Moreover, the flood of issues on the table dilutes their potential impact. The push for consensus tends to lead to bland, lowest-common-denominator compromises about what should be done. The resolutions also tend to focus on giving more and more tasks to UN Environment, which—for the delegates at least—is much easier than putting the onus back on member states.
UN Environment already operates according to a detailed programme of work, with dozens of indicators to track and report on. Adding more and more tasks to the UN Environment’s ‘Christmas tree’ risks distorting the priorities of the organisation and pulling it in a hundred different directions.
Worse still, pretty much all the resolutions add jobs to UN Environment’s to-do list but do so with the fatal rider of “within existing resources” – which is diplomatic-speak for “we’re not going to give you any more money for this”. This just multiplies the demands on UN Environment’s limited resources, at a time when the organisation’s core budget, the Environment Fund, is only about half funded by member states. The result is to generate expectations that UN Environment is simply not in a position to meet in a way that risks weakening, rather than empowering, the organisation.
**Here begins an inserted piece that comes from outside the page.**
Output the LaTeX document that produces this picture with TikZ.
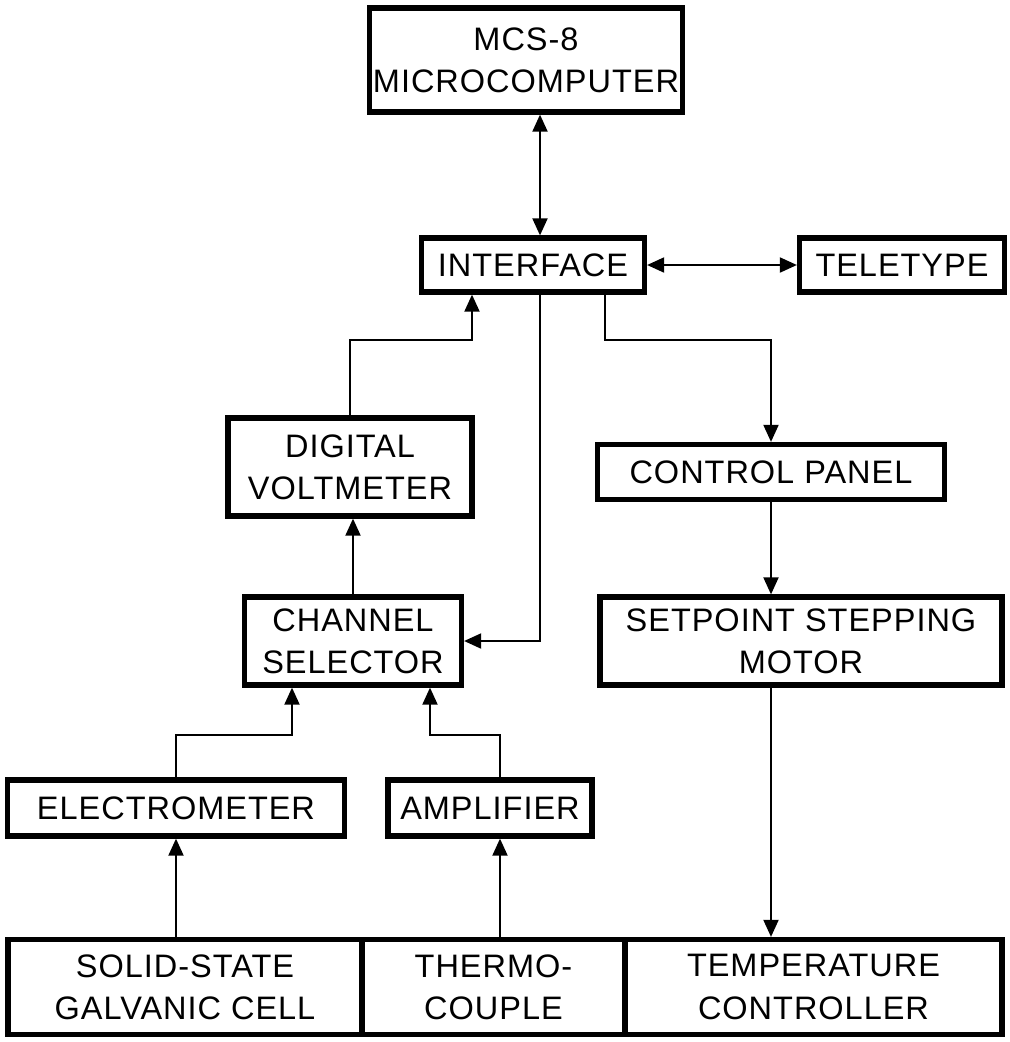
\documentclass[tikz,border=0pt]{standalone}
\usepackage{fontspec}
\setmainfont{Liberation Sans}[LetterSpace=3]
\usetikzlibrary{positioning,arrows.meta}
\tikzset{
  blk/.style={draw, line width=3pt, align=center, inner sep=2pt},
  lnk/.style={line width=1.1pt, -{Triangle[length=3.4mm, width=3mm]}},
  dlnk/.style={line width=1.1pt, {Triangle[length=3.4mm, width=3mm]}-{Triangle[length=3.4mm, width=3mm]}}}

\begin{document}
\begin{tikzpicture}[x=0.02cm, y=-0.02cm, font=\fontsize{18.5}{24}\selectfont]
\useasboundingbox (0,0) rectangle (1009,1042);
\node[blk, minimum width=6.24cm, minimum height=2.08cm] (mcs) at (526,60) {MCS-8\\MICROCOMPUTER};
\node[blk, minimum width=4.46cm, minimum height=1.08cm] (iface) at (533,265) {INTERFACE};
\node[blk, minimum width=4.1cm, minimum height=1.08cm] (tty) at (902,265) {TELETYPE};
\node[blk, minimum width=4.88cm, minimum height=1.96cm] (dvm) at (350,467) {DIGITAL\\VOLTMETER};
\node[blk, minimum width=6.94cm, minimum height=1.1cm] (cp) at (771,472) {CONTROL PANEL};
\node[blk, minimum width=4.34cm, minimum height=1.76cm] (chs) at (353,641) {CHANNEL\\SELECTOR};
\node[blk, minimum width=8.04cm, minimum height=1.76cm] (spm) at (801,641) {SETPOINT STEPPING\\MOTOR};
\node[blk, minimum width=6.74cm, minimum height=1.12cm] (elm) at (176,808) {ELECTROMETER};
\node[blk, minimum width=4.08cm, minimum height=1.12cm] (amp) at (490,808) {AMPLIFIER};
% bottom row
\node[blk, minimum width=7.08cm, minimum height=1.9cm] (gal) at (185,987) {SOLID-STATE\\GALVANIC CELL};
\node[blk, minimum width=5.26cm, minimum height=1.9cm] (thc) at (493.5,987) {THERMO-\\COUPLE};
\node[blk, minimum width=7.54cm, minimum height=1.9cm] (tmp) at (813.5,987) {TEMPERATURE\\CONTROLLER};
% bends
\coordinate (ia) at (540,0);
\coordinate (ib) at (605,340);
\coordinate (ic) at (472,340);
\coordinate (id) at (292,735);
\coordinate (ie) at (500,735);
\coordinate (ig) at (430,735);
\draw[dlnk] (mcs.south -| ia) -- (iface.north -| ia);
\draw[dlnk] (iface.east) -- (tty.west);
\draw[lnk] (iface.south -| ia) |- (chs.east);
\draw[lnk] (iface.south -| ib) -- (ib) -| (cp.north);
\draw[lnk] (dvm.north) |- (ic) -- (ic |- iface.south);
\draw[lnk] (chs.north) -- (chs.north |- dvm.south);
\draw[lnk] (cp.south) -- (cp.south |- spm.north);
\draw[lnk] (cp.south |- spm.south) -- (cp.south |- tmp.north);
\draw[lnk] (elm.north) |- (id) -- (id |- chs.south);
\draw[lnk] (ie |- amp.north) -- (ie) -- (ig) -- (ig |- chs.south);
\draw[lnk] (elm.south |- gal.north) -- (elm.south);
\draw[lnk] (ie |- thc.north) -- (ie |- amp.south);
\end{tikzpicture}
\end{document}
Multilateralism in a time of populism
Ultimately member states probably need to exercise more self-restraint with the number of resolutions they propose. They need to direct a few more of the operative paragraphs towards action they themselves are willing to undertake rather than lump UN Environment with ever more tasks. And they should ensure that any additional tasks given to UN Environment do not drain resources and energy from its work elsewhere.
UNEA can be a potent force for good; member states should be careful not to dilute its power with weak resolutions that no-one seriously expects will be implemented. At a time when populist nativist politics are gaining ground, when facts and science are losing their ability to sway a debate, and when the UN as a whole is under fire, the sort of collective action that UNEA represents is something to support and build on.